Don’t have enough time for writing?
If only you weren’t working full time and have family commitments, you would surely be writing more, wouldn’t you?
Well, not really. The grass is always greener on the other side.
Time Isn’t the Missing Ingredient
If you meet a full-time writer working independently, don’t be surprised if he or she complains that she can’t get enough done although the hours are there.
Being a full-time writer for over two decades I say that time is not the only factor that decides whether you write productively or not.
Many a day, I’d started out to write as much as I could but ended up with a meager word count or worse, a blank page. Time just flies past miraculously. Before you know it, you’re tired and frustrated. Yes, tired although you’ve not done anything much.
If you often find yourself in the same boat, here’s a simple trick to help you get the most out of your writing day.
Set Out With a Goal
How do start your writing day? Do you start telling yourself you’ll write something or continue writing what you’ve started.
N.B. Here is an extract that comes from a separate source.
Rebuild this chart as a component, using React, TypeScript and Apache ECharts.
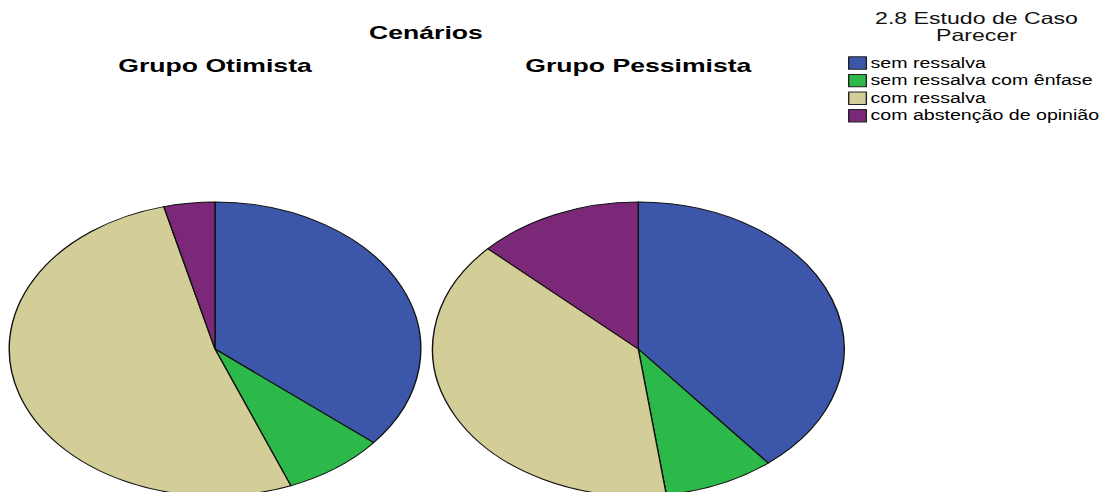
import React, { useEffect, useRef } from "react";
import * as echarts from "echarts";

const categories = [
  "sem ressalva",
  "sem ressalva com ênfase",
  "com ressalva",
  "com abstenção de opinião",
];
const colors = ["#3c57a9", "#2db84a", "#d3cd97", "#7a2877"];
const otimistaValues = [9, 2, 13, 1];
const pessimistaValues = [9, 2, 9, 3];
const groupTitles = ["Grupo Otimista", "Grupo Pessimista"];
const mainTitle = "Cenários";
const legendTitle = "2.8 Estudo de Caso\nParecer";

const SX = 1.4;
const W = 1103;
const H = 492;
const FONT = "'Liberation Sans', Arial, sans-serif";

export default function App() {
  const ref = useRef<HTMLDivElement>(null);
  useEffect(() => {
    document.body.style.margin = "0";
    const chart = echarts.init(ref.current!, undefined, { renderer: "svg" });
    const cxL = 215 / SX;
    const cxR = 638.3 / SX;
    const cy = 349;
    const r = 147;
    const mkData = (vals: number[]) =>
      categories.map((name, i) => ({ name, value: vals[i], itemStyle: { color: colors[i] } }));
    const pieBase = {
      type: "pie",
      radius: r,
      startAngle: 90,
      clockwise: true,
      label: { show: false },
      labelLine: { show: false },
      emphasis: { disabled: true },
      itemStyle: { borderColor: "#111", borderWidth: 1 },
    };
    chart.setOption({
      animation: false,
      backgroundColor: "#fff",
      color: colors,
      legend: {
        orient: "vertical",
        left: 848 / SX,
        top: 56,
        itemWidth: 12.6,
        itemHeight: 12.4,
        itemGap: 3.6,
        icon: "rect",
        padding: 0,
        data: categories,
        itemStyle: { borderColor: "#222", borderWidth: 1 },
        textStyle: { fontFamily: FONT, fontSize: 14, lineHeight: 12.4, color: "#000", padding: [0, 0, 0, -2] },
        selectedMode: false,
      },
      graphic: [
        {
          type: "text",
          x: 426 / SX,
          y: 23,
          style: { text: mainTitle, textAlign: "center", textVerticalAlign: "top", font: `bold 19px ${FONT}`, fill: "#000" },
        },
        {
          type: "text",
          x: cxL,
          y: 56,
          style: { text: groupTitles[0], textAlign: "center", textVerticalAlign: "top", font: `bold 19px ${FONT}`, fill: "#000" },
        },
        {
          type: "text",
          x: cxR,
          y: 56,
          style: { text: groupTitles[1], textAlign: "center", textVerticalAlign: "top", font: `bold 19px ${FONT}`, fill: "#000" },
        },
        {
          type: "text",
          x: 976.5 / SX,
          y: 10,
          style: {
            text: legendTitle,
            textAlign: "center",
            textVerticalAlign: "top",
            font: `16.5px ${FONT}`,
            lineHeight: 17,
            fill: "#111",
          },
        },
      ],
      series: [
        { ...pieBase, name: groupTitles[0], center: [cxL, cy], data: mkData(otimistaValues) },
        { ...pieBase, name: groupTitles[1], center: [cxR, cy], data: mkData(pessimistaValues) },
      ],
    });
    return () => chart.dispose();
  }, []);
  return (
    <div style={{ width: W, height: H, position: "relative", overflow: "hidden", background: "#fff" }}>
      <div
        ref={ref}
        style={{
          width: W / SX,
          height: H,
          transform: `scaleX(${SX})`,
          transformOrigin: "0 0",
          position: "absolute",
          left: 0,
          top: 0,
        }}
      />
    </div>
  );
}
If you do, then don’t be surprised if you don’t anything much at all at the end of the writing day. It’s because you have a vague writing goal.
Your goal must be specific – write and finish Chapter 2 in two hours. How about that?
Setting specific goals is a scary thing to do. It calls for what you think is beyond you, what’s outside your comfort zone. It’s not beyond you. You think it’s beyond you because you haven’t done it before. So what? What’s the harm in trying. Are you trying to become a better writer without trying something that challenges you?
Setting specific goals will focus your mind on the task and get you to accomplish what you set out to do. But specific goals alone aren’t enough.
Why You Should Meet the Goal
If you decide to accomplish writing Chapter 2 in two hours, you must give yourself a very good reason for doing so. What reason could you give yourself?
What if you tell yourself, “If I don’t finish Chapter 2 in two hours I’ll not meet my goal of finishing the whole book by this weekend.”
Have the larger goal on the radar to give you the momentum to achieve the immediate goal before you. More often than not we lose sight of the larger goal once when we are wrapped up in a short-term goal before us.
So, the trick is always to keep sight of the larger goal and remind yourself of it as often as possible.
What if you say to yourself you have to complete the book by this weekend to stay on track to meet the goal of publishing ten books by the end of the year? Would there be more immediacy to your actions?
Most probably yes. You’re reminded of something that you truly believe in, something you won’t easily give up. Suddenly, you’re raring to go, if the ultimate goal really matters to you.
Time to Set Goal
Alright, you’re game to set a specific writing goal. When do you set it? You can set it anytime as long as it is not a few minutes before you sit down to write.
If you work with a writing schedule planned in advance and which you constantly review to make it top of mind, then you’re on the right track. If you don’t feel like planning way in advance, then you can do it a day before you sit down to write.
The best time to do this is the night before. Before you go to bed, take a few minutes to plan the writing task you’ll be handling the next day.
I write it down on an index card – 5.00am to 5.30am – finish writing scene 3 of the Mystery of the Missing Rotten Apple
5.30am to 6.30am – Write Chapter 1 of the Writing Skills Ebook
Once you’ve put your writing target down, spend a few more minutes actually seeing yourself doing it. Most importantly see yourself finishing task one and then moving on to task 2.
I find this to be the best way of gearing up for the next writing day. In a way, you’re telling your subconscious mind to help you do what you have programmed into it.
At most this exercise will not take you more than ten minutes. Do it when you’ve nothing else to do for the day before you go to bed.
If you’re implementing this practice for the first time, you’ll find the going tough for the first few days. Visualising a future action doesn’t come easily to everyone. But keep on with it and you’ll be mentally prepared to work towards your goal.
Forcing yourself to have a specific writing goal can be a painful thing if you’re used to enjoying freedom in your writing – writing what and when you want.
Unless you’re writing for fun, adopting this approach will see you enjoying improved writing productivity.
So, bite the bullet and set a concrete writing goal for the next day.